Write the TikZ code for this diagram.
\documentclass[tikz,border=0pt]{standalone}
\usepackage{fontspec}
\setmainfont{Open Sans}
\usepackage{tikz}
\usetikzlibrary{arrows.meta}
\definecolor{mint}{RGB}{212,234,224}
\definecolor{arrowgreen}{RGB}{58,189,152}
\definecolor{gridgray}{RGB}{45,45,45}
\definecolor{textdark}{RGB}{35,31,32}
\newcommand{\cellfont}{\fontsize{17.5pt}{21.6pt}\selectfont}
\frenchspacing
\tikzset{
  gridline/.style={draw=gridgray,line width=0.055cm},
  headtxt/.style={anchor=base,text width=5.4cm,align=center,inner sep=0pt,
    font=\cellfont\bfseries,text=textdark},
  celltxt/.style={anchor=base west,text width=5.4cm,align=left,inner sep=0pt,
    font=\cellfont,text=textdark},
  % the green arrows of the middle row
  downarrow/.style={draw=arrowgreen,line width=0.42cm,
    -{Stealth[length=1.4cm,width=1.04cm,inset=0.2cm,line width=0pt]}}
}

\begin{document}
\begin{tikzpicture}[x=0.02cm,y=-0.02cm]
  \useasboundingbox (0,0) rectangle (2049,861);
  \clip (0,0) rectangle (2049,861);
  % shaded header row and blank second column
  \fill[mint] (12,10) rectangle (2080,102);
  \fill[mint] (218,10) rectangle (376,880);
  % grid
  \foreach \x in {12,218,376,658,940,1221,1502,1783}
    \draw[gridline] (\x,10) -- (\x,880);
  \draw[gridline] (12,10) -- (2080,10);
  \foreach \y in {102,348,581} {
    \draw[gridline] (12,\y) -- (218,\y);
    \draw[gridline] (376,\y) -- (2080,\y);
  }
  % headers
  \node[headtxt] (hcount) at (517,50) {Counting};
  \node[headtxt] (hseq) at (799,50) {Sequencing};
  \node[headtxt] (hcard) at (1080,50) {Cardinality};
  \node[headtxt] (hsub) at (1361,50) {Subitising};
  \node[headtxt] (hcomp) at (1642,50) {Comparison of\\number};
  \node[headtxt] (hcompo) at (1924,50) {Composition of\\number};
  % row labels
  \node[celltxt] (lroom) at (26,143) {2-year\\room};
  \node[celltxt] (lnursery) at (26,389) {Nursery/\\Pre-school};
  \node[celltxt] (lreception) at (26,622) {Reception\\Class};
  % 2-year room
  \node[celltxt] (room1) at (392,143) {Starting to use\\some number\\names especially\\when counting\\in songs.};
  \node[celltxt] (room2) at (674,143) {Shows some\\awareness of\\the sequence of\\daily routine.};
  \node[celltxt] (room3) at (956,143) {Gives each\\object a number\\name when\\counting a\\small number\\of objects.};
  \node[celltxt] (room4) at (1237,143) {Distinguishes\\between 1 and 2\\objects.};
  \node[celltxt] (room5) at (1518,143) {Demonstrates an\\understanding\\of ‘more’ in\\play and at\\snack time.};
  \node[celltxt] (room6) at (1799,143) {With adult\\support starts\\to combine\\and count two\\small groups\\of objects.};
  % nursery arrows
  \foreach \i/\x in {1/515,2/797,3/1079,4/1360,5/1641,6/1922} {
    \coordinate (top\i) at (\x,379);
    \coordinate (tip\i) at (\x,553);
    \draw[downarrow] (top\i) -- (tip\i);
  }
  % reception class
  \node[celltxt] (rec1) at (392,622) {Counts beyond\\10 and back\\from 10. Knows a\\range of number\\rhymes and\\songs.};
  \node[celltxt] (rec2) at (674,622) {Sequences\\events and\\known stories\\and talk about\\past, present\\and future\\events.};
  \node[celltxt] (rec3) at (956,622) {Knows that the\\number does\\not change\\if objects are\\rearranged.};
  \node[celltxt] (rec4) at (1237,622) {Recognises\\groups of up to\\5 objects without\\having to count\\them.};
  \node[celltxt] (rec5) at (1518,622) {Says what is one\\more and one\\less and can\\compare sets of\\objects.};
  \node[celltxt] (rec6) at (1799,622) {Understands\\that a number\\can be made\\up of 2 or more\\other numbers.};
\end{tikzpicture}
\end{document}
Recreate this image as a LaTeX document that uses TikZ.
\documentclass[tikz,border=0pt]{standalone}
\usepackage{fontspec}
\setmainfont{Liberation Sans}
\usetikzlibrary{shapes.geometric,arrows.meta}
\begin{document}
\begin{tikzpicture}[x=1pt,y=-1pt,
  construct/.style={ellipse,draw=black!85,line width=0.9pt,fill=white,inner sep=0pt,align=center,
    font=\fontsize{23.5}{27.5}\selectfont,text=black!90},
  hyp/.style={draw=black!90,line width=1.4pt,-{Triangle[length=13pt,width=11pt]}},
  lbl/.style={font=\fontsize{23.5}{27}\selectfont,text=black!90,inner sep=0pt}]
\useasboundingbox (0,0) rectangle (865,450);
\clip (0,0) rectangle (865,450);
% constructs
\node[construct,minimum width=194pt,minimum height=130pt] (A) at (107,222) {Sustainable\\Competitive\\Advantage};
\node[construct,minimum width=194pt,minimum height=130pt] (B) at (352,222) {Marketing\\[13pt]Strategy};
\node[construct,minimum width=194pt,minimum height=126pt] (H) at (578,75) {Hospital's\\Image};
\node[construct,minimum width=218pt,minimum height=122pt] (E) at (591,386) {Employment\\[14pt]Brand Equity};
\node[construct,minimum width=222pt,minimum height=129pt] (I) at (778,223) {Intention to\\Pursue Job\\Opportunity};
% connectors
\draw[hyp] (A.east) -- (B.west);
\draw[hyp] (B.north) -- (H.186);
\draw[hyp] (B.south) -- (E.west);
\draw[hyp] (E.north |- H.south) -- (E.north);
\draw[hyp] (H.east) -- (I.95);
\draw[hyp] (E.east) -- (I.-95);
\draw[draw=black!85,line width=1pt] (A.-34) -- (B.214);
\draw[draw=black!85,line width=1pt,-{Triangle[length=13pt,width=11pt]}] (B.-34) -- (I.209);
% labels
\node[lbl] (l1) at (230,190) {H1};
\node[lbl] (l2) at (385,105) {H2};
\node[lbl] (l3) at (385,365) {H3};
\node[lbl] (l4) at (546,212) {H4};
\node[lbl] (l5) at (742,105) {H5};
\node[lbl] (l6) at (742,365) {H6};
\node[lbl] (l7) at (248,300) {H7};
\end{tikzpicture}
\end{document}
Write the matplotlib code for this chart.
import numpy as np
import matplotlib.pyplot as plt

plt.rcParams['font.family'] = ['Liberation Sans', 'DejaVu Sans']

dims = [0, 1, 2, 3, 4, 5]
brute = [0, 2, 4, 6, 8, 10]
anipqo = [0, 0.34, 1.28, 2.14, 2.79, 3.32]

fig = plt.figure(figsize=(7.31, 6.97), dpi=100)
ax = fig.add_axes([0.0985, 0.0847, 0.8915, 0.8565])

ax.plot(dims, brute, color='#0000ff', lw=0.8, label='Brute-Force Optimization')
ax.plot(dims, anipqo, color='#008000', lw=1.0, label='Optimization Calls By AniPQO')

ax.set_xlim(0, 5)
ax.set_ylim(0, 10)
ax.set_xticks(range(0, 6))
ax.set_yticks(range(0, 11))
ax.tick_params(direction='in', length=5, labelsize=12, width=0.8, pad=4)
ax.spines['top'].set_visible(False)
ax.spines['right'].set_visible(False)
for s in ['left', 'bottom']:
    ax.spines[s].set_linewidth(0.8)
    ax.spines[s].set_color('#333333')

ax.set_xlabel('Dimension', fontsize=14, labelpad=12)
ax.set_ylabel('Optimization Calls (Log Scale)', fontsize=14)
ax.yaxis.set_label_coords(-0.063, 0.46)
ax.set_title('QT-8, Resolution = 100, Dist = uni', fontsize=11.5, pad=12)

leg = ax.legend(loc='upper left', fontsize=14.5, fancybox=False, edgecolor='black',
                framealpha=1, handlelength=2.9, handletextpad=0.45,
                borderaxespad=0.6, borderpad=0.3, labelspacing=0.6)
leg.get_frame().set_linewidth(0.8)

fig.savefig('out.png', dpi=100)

--------------------

● Required task
Reproduce nothing but the lines from the line containing "Write the matplotlib code for this chart." to the last line of the data, each exactly as written.

● Complete output
Write the matplotlib code for this chart.
import numpy as np
import matplotlib.pyplot as plt

plt.rcParams['font.family'] = ['Liberation Sans', 'DejaVu Sans']

dims = [0, 1, 2, 3, 4, 5]
brute = [0, 2, 4, 6, 8, 10]
anipqo = [0, 0.34, 1.28, 2.14, 2.79, 3.32]

fig = plt.figure(figsize=(7.31, 6.97), dpi=100)
ax = fig.add_axes([0.0985, 0.0847, 0.8915, 0.8565])

ax.plot(dims, brute, color='#0000ff', lw=0.8, label='Brute-Force Optimization')
ax.plot(dims, anipqo, color='#008000', lw=1.0, label='Optimization Calls By AniPQO')

ax.set_xlim(0, 5)
ax.set_ylim(0, 10)
ax.set_xticks(range(0, 6))
ax.set_yticks(range(0, 11))
ax.tick_params(direction='in', length=5, labelsize=12, width=0.8, pad=4)
ax.spines['top'].set_visible(False)
ax.spines['right'].set_visible(False)
for s in ['left', 'bottom']:
    ax.spines[s].set_linewidth(0.8)
    ax.spines[s].set_color('#333333')

ax.set_xlabel('Dimension', fontsize=14, labelpad=12)
ax.set_ylabel('Optimization Calls (Log Scale)', fontsize=14)
ax.yaxis.set_label_coords(-0.063, 0.46)
ax.set_title('QT-8, Resolution = 100, Dist = uni', fontsize=11.5, pad=12)

leg = ax.legend(loc='upper left', fontsize=14.5, fancybox=False, edgecolor='black',
                framealpha=1, handlelength=2.9, handletextpad=0.45,
                borderaxespad=0.6, borderpad=0.3, labelspacing=0.6)
leg.get_frame().set_linewidth(0.8)

fig.savefig('out.png', dpi=100)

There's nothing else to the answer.